::: Working data :::
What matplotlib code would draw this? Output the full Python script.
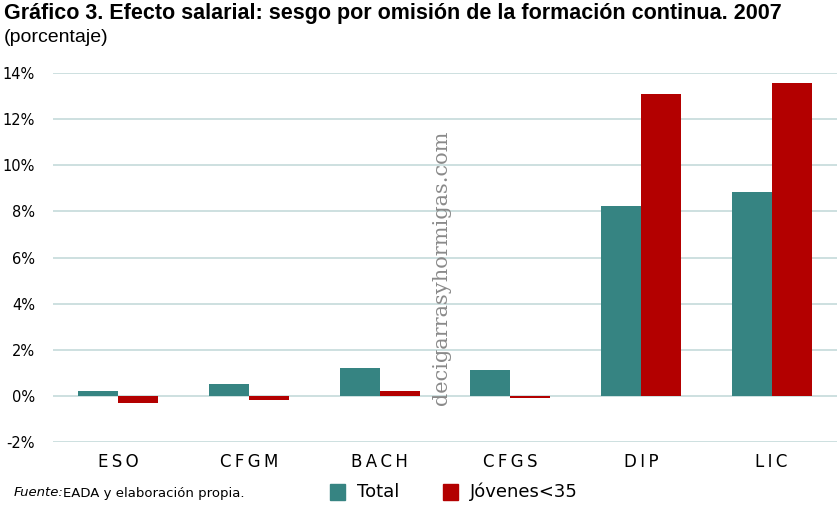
:::
::: Working data :::
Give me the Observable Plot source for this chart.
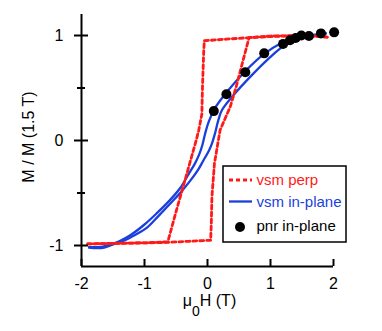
:::
::: Working data :::
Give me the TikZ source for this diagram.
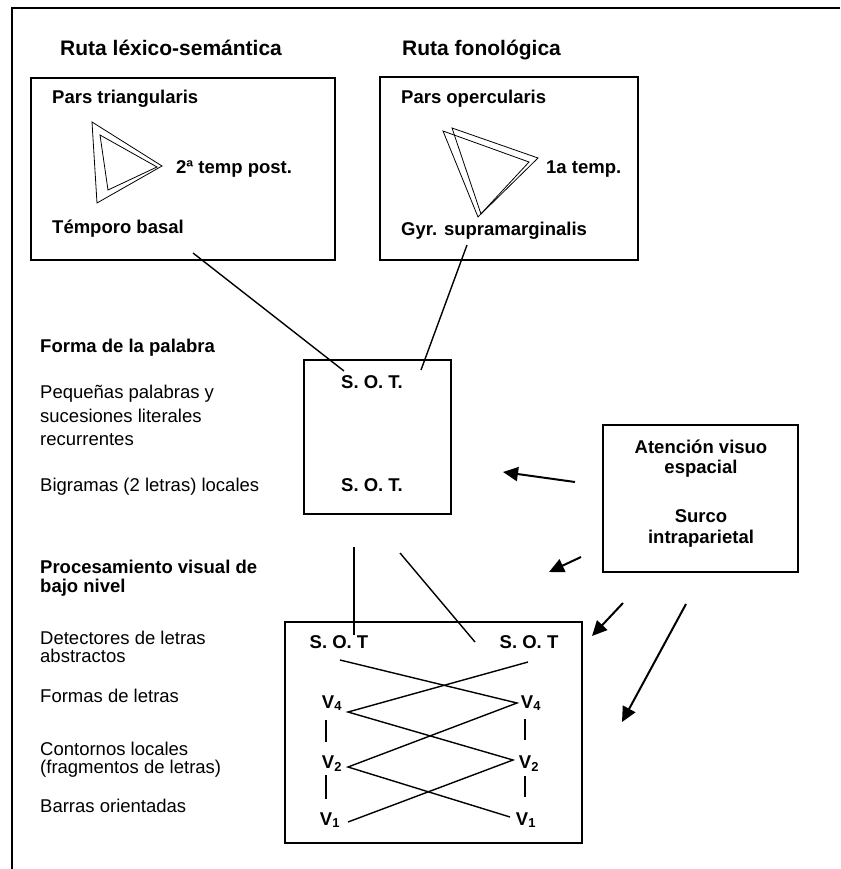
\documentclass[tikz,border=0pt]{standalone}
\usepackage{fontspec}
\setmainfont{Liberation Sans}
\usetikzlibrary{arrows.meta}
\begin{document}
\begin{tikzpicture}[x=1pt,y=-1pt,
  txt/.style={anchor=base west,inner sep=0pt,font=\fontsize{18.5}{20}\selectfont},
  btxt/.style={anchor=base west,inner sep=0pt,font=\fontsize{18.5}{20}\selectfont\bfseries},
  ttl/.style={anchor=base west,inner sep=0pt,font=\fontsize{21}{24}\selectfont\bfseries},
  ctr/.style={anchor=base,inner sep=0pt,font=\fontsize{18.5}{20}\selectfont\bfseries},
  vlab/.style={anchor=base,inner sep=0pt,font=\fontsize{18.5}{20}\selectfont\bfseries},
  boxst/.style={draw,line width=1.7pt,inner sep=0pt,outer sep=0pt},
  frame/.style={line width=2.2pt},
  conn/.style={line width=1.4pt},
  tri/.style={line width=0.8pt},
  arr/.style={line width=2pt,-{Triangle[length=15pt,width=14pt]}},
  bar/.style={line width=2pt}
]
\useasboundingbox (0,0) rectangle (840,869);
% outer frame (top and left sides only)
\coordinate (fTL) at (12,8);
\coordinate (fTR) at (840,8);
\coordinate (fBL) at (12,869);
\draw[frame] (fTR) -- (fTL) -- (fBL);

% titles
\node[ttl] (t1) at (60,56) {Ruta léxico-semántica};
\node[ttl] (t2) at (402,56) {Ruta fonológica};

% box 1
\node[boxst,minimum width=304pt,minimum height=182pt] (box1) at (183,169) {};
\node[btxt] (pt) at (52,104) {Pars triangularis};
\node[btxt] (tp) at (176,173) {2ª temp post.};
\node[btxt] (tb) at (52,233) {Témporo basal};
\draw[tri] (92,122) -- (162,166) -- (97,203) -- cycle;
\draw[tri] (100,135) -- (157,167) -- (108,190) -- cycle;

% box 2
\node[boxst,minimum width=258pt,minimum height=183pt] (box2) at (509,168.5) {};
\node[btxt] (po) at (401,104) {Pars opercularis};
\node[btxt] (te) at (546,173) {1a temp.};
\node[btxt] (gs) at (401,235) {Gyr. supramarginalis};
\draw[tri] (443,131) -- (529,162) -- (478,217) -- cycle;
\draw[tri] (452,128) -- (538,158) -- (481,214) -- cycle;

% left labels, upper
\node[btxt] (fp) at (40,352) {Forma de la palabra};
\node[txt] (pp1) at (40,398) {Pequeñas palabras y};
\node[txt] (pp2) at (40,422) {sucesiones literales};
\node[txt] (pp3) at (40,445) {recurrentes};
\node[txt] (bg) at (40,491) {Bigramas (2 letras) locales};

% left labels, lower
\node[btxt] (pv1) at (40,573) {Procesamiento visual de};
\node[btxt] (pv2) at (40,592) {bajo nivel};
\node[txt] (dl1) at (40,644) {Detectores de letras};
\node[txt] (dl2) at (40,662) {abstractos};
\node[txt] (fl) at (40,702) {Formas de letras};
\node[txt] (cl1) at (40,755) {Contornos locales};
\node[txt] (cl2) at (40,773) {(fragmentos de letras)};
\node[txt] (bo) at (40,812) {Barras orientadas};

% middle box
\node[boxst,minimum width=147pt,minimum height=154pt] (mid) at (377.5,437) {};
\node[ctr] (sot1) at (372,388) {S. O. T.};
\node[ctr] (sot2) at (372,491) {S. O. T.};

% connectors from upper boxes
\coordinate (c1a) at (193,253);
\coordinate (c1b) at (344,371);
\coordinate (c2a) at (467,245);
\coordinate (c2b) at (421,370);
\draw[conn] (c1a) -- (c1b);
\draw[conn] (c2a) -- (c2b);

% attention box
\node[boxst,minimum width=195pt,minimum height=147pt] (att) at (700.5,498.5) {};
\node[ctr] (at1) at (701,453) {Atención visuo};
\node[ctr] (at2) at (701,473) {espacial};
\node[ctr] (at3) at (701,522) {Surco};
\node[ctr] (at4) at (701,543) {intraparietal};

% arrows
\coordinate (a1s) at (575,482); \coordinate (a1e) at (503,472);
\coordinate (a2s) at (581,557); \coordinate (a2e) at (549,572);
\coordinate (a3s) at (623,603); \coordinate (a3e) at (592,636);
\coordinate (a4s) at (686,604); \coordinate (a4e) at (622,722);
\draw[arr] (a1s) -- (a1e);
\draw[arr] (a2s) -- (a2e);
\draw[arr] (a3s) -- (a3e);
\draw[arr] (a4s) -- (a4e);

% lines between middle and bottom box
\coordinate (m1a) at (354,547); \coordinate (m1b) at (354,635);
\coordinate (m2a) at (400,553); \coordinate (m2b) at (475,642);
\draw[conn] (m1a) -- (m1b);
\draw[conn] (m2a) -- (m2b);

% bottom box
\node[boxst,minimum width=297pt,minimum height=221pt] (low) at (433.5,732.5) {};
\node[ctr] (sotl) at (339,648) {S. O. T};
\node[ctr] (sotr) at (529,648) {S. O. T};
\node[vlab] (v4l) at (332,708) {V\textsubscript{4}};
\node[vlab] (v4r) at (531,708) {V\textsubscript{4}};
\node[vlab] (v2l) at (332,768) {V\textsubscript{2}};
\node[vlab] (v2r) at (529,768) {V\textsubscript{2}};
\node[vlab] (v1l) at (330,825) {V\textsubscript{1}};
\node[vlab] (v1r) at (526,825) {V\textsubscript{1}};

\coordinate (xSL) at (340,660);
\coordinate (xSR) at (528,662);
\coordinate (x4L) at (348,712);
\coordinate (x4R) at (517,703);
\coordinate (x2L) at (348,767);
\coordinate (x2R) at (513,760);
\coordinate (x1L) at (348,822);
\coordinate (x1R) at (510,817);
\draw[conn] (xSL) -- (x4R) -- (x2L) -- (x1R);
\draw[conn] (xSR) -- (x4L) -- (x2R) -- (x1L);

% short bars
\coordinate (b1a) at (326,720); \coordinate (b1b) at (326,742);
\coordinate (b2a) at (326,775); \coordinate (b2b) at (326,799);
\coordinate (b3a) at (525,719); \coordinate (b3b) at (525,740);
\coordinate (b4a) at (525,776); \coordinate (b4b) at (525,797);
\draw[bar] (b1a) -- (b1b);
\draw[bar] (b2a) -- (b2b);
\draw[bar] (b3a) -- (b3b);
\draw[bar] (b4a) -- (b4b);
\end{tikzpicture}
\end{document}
:::
Write out again exactly the lines above from the one with "Give me the TikZ source for this diagram." through the one with "(481,214) -- cycle;", adding no other lines and no pictures.

Give me the TikZ source for this diagram.
\documentclass[tikz,border=0pt]{standalone}
\usepackage{fontspec}
\setmainfont{Liberation Sans}
\usetikzlibrary{arrows.meta}
\begin{document}
\begin{tikzpicture}[x=1pt,y=-1pt,
  txt/.style={anchor=base west,inner sep=0pt,font=\fontsize{18.5}{20}\selectfont},
  btxt/.style={anchor=base west,inner sep=0pt,font=\fontsize{18.5}{20}\selectfont\bfseries},
  ttl/.style={anchor=base west,inner sep=0pt,font=\fontsize{21}{24}\selectfont\bfseries},
  ctr/.style={anchor=base,inner sep=0pt,font=\fontsize{18.5}{20}\selectfont\bfseries},
  vlab/.style={anchor=base,inner sep=0pt,font=\fontsize{18.5}{20}\selectfont\bfseries},
  boxst/.style={draw,line width=1.7pt,inner sep=0pt,outer sep=0pt},
  frame/.style={line width=2.2pt},
  conn/.style={line width=1.4pt},
  tri/.style={line width=0.8pt},
  arr/.style={line width=2pt,-{Triangle[length=15pt,width=14pt]}},
  bar/.style={line width=2pt}
]
\useasboundingbox (0,0) rectangle (840,869);
% outer frame (top and left sides only)
\coordinate (fTL) at (12,8);
\coordinate (fTR) at (840,8);
\coordinate (fBL) at (12,869);
\draw[frame] (fTR) -- (fTL) -- (fBL);

% titles
\node[ttl] (t1) at (60,56) {Ruta léxico-semántica};
\node[ttl] (t2) at (402,56) {Ruta fonológica};

% box 1
\node[boxst,minimum width=304pt,minimum height=182pt] (box1) at (183,169) {};
\node[btxt] (pt) at (52,104) {Pars triangularis};
\node[btxt] (tp) at (176,173) {2ª temp post.};
\node[btxt] (tb) at (52,233) {Témporo basal};
\draw[tri] (92,122) -- (162,166) -- (97,203) -- cycle;
\draw[tri] (100,135) -- (157,167) -- (108,190) -- cycle;

% box 2
\node[boxst,minimum width=258pt,minimum height=183pt] (box2) at (509,168.5) {};
\node[btxt] (po) at (401,104) {Pars opercularis};
\node[btxt] (te) at (546,173) {1a temp.};
\node[btxt] (gs) at (401,235) {Gyr. supramarginalis};
\draw[tri] (443,131) -- (529,162) -- (478,217) -- cycle;
\draw[tri] (452,128) -- (538,158) -- (481,214) -- cycle;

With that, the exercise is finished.